A Alemanha teve o chamado Dieselgate, iniciado em 2015, quando a Volkswagen admitiu ter adulterado softwares em seus veículos para emitir dados falsos sobre as emissões de gases poluentes.

A revelação e as investigações que se seguiram tiveram consequências graves para a empresa, com uma série de acordos judiciais e multas em centenas de milhares de dólares nos Estados Unidos.

Recentemente, a automobilística alemã teve de pagar 193 milhões de libras esterlinas (cerca de R$ 1,2 bilhão) em um acordo judicial no Reino Unido, em uma ação movida por aproximadamente 91 mil motoristas.

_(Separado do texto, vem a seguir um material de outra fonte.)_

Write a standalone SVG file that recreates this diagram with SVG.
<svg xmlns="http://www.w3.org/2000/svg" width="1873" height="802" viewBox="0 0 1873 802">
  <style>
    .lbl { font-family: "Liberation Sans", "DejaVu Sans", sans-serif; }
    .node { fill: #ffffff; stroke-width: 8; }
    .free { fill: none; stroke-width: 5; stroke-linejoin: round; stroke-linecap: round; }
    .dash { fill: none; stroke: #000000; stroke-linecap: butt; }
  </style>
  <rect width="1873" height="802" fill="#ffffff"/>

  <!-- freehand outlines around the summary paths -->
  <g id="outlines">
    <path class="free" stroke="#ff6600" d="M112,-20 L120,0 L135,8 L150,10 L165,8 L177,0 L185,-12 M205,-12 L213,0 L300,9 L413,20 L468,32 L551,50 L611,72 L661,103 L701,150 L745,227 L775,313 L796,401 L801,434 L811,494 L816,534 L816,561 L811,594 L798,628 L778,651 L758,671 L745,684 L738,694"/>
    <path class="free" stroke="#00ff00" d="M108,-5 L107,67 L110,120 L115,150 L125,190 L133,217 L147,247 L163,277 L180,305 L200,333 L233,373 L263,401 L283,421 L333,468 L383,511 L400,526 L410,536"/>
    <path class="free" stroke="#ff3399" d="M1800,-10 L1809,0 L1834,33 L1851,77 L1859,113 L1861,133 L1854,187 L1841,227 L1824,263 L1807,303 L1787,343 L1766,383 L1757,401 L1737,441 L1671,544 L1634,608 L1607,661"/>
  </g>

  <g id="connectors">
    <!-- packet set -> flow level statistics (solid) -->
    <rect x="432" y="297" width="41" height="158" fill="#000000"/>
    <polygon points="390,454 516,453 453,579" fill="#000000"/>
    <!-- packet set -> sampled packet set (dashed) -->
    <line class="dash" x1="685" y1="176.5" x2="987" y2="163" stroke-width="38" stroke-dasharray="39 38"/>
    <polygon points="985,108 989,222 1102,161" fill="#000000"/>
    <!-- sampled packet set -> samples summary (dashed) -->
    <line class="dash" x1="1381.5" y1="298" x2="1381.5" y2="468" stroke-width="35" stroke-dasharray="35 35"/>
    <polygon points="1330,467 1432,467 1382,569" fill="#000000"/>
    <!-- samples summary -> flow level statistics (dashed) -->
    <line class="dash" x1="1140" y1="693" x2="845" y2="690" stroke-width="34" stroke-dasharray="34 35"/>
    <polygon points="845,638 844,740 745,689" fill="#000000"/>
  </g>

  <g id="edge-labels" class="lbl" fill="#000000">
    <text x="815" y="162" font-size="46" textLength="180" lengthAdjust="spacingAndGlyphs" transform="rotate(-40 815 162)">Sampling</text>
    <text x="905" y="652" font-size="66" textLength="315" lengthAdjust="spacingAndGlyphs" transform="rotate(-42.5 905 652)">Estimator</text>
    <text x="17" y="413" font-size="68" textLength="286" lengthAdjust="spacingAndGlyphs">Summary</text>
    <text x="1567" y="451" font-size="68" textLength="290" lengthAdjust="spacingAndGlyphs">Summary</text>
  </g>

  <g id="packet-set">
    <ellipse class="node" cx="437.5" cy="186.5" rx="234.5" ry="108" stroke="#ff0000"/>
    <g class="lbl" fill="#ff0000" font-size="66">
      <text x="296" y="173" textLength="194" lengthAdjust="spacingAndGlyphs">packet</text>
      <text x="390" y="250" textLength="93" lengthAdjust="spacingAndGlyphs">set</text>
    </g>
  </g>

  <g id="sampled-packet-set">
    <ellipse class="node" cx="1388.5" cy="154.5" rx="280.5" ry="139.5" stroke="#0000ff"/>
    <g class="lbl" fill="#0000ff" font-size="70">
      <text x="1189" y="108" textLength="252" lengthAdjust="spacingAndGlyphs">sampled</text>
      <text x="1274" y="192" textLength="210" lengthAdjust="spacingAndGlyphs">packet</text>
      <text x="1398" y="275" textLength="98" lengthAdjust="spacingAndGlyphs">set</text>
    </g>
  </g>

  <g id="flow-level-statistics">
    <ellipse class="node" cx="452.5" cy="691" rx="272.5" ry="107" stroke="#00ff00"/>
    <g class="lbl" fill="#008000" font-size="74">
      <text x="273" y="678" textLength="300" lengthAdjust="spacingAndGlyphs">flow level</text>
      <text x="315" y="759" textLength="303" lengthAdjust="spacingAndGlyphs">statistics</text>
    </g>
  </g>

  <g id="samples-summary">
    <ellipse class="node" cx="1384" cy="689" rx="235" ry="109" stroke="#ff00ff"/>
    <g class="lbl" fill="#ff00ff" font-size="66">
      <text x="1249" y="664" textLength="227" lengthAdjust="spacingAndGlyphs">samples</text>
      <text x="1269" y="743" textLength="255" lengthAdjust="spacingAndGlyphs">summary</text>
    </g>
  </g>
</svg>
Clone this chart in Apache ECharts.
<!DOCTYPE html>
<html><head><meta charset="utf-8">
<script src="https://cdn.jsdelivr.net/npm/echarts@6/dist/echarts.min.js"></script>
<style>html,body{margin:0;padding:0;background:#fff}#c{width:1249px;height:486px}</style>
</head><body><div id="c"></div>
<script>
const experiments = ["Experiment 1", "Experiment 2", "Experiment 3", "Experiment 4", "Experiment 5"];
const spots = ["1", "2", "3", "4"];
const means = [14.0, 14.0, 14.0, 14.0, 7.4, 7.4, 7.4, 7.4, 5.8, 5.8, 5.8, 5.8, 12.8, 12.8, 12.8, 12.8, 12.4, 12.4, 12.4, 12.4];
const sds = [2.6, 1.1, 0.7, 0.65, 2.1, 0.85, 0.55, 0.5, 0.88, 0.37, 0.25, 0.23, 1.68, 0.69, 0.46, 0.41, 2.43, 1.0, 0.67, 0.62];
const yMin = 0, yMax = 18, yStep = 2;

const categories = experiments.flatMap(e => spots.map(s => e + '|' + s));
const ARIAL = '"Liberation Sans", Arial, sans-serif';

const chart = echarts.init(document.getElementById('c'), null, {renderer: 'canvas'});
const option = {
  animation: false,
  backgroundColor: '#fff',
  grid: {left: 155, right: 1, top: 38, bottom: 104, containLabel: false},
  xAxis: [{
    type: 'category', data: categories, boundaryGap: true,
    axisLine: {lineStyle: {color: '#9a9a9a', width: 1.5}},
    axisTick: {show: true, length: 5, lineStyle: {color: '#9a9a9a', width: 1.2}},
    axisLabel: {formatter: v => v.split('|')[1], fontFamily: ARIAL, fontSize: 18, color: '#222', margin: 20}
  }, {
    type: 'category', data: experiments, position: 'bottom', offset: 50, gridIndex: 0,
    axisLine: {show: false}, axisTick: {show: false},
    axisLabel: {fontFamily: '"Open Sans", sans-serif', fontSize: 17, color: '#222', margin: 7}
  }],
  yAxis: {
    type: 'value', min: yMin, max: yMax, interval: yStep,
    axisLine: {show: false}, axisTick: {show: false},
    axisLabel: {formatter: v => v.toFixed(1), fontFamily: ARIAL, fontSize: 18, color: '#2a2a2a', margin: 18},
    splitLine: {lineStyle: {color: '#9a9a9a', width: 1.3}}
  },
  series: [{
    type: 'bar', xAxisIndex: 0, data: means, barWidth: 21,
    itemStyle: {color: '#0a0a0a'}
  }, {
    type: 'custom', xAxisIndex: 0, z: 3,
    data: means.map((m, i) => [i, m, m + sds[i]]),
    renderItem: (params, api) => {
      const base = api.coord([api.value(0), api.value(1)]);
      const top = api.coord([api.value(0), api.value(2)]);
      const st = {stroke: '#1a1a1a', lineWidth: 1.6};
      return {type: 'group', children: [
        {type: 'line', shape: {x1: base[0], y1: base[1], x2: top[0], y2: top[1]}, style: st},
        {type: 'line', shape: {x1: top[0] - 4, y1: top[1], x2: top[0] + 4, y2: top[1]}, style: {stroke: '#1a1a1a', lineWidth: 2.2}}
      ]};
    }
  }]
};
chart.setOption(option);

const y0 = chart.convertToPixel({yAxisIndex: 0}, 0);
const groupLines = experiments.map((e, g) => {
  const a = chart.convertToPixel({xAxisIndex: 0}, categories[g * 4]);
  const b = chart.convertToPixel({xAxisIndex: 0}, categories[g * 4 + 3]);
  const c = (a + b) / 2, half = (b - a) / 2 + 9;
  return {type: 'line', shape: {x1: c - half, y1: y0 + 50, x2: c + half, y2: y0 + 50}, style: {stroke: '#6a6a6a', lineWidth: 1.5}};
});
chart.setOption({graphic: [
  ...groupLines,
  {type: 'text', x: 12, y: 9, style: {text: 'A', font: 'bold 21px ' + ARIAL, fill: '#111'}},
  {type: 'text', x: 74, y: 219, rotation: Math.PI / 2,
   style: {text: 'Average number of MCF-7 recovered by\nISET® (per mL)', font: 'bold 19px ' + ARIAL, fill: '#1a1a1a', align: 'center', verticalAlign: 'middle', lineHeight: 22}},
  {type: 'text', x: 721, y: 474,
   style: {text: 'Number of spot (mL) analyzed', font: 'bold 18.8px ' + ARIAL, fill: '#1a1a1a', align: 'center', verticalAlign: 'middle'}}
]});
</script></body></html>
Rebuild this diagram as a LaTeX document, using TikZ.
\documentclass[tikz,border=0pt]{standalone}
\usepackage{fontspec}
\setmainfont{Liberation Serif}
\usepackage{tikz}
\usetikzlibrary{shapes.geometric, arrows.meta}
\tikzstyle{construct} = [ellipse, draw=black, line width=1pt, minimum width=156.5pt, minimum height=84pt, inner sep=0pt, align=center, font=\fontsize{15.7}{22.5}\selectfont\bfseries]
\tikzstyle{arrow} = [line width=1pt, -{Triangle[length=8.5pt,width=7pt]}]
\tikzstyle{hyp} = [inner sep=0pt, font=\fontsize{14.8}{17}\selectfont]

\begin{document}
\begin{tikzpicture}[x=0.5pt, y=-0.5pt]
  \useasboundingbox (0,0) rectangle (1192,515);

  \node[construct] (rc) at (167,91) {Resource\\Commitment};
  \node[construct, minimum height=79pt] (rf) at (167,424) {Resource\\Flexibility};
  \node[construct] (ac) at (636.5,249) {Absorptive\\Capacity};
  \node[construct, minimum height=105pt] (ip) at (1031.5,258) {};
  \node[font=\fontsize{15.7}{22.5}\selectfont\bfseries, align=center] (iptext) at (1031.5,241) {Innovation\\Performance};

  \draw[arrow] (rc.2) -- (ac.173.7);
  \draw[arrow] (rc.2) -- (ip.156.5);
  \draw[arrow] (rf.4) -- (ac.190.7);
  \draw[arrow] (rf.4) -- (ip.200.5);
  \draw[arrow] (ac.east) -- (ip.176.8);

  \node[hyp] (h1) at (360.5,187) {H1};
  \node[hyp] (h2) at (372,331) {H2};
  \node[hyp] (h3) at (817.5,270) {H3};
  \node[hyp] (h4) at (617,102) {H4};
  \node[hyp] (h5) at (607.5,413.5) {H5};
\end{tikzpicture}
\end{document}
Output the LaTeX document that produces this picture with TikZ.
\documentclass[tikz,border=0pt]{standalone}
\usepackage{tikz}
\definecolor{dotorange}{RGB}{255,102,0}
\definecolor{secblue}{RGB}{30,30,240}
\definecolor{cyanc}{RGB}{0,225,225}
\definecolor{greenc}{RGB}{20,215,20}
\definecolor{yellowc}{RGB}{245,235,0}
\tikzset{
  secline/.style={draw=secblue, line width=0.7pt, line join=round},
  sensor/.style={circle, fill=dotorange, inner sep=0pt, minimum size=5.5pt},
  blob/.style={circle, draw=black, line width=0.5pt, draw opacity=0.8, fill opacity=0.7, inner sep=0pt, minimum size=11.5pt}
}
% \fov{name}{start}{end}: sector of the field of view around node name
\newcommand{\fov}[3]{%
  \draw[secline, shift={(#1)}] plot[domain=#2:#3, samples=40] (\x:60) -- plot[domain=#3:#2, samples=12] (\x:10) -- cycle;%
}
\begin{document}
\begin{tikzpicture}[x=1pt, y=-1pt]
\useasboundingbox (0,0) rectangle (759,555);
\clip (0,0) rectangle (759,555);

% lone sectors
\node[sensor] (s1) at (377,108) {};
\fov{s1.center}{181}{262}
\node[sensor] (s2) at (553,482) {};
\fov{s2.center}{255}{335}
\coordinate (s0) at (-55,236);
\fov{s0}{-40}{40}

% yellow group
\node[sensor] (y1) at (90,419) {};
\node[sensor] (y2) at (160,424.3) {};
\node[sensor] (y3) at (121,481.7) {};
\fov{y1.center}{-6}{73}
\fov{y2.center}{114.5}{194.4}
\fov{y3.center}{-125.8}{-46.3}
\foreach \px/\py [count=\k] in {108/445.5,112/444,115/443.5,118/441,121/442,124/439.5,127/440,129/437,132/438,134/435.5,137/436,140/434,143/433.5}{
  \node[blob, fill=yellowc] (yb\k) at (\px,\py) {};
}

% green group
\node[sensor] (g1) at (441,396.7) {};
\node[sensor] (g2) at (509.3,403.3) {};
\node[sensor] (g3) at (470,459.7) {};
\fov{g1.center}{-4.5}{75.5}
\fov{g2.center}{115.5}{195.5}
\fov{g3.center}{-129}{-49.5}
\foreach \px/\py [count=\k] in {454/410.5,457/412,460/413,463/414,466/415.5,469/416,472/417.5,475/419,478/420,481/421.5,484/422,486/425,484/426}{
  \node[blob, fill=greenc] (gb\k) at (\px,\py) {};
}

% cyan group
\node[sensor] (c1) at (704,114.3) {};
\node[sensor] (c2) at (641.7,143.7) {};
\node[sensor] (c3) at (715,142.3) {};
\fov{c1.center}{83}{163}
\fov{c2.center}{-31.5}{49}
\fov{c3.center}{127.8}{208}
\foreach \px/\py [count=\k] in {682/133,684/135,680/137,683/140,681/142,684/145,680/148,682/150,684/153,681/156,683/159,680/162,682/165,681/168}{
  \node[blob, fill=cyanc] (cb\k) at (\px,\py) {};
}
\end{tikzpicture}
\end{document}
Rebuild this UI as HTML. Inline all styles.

A Itália chegou a criar seu próprio sufixo para denominar escândalos.

Nos anos 1990, um caso envolvendo políticos que recebiam comissões em troca de contratos públicos foi batizado de Tangentopoli – “tangente” significa propina em italiano, e “poli”, de origem no idioma grego, significa “cidade”.

Desde então, surgiram vários outros, como o escândalo financeiro Bancopoli e o Calciopoli, sobre manipulação de resultados em partidas de futebol.

Sagaz ou preguiçoso?

Alguns linguistas e críticos rejeitam o sufixo “gate”, por entender que ele pode trivializar a gravidade de casos de irregularidades em comparação com outros.

Um exemplo disso seria colocar no mesmo nível o chamado Partygate – sobre as festas promovidas por membros do governo britânico, com a participação do premiê Boris Johnson, enquanto o país vivia a imposição de lockdowns – e o que ficou conhecido como Slapgate (“tapagate”), quando o ator Will Smith desferiu um tapa no rosto do comediante Chris Rock ao vivo na cerimônia de entrega do Oscar.

Alguns, por outro lado, afirmam que o sufixo ajuda a chamar atenção para determinados temas. Seja amado ou odiado, o sufixo “gate” vem sendo – e seguramente continuará a ser – um acessório para escândalos de todos os tipos.

Um quadro de 2010 de um programa de comédia da emissora britânica BBC lançou um bom argumento quanto ao uso do sufixo: “Se ‘gate’ se tornará o único sufixo a significar improbidade, de qualquer tipo, não seria o caso de o escândalo que deu origem a isso passar a ser chamado de ‘Watergate-gate’?”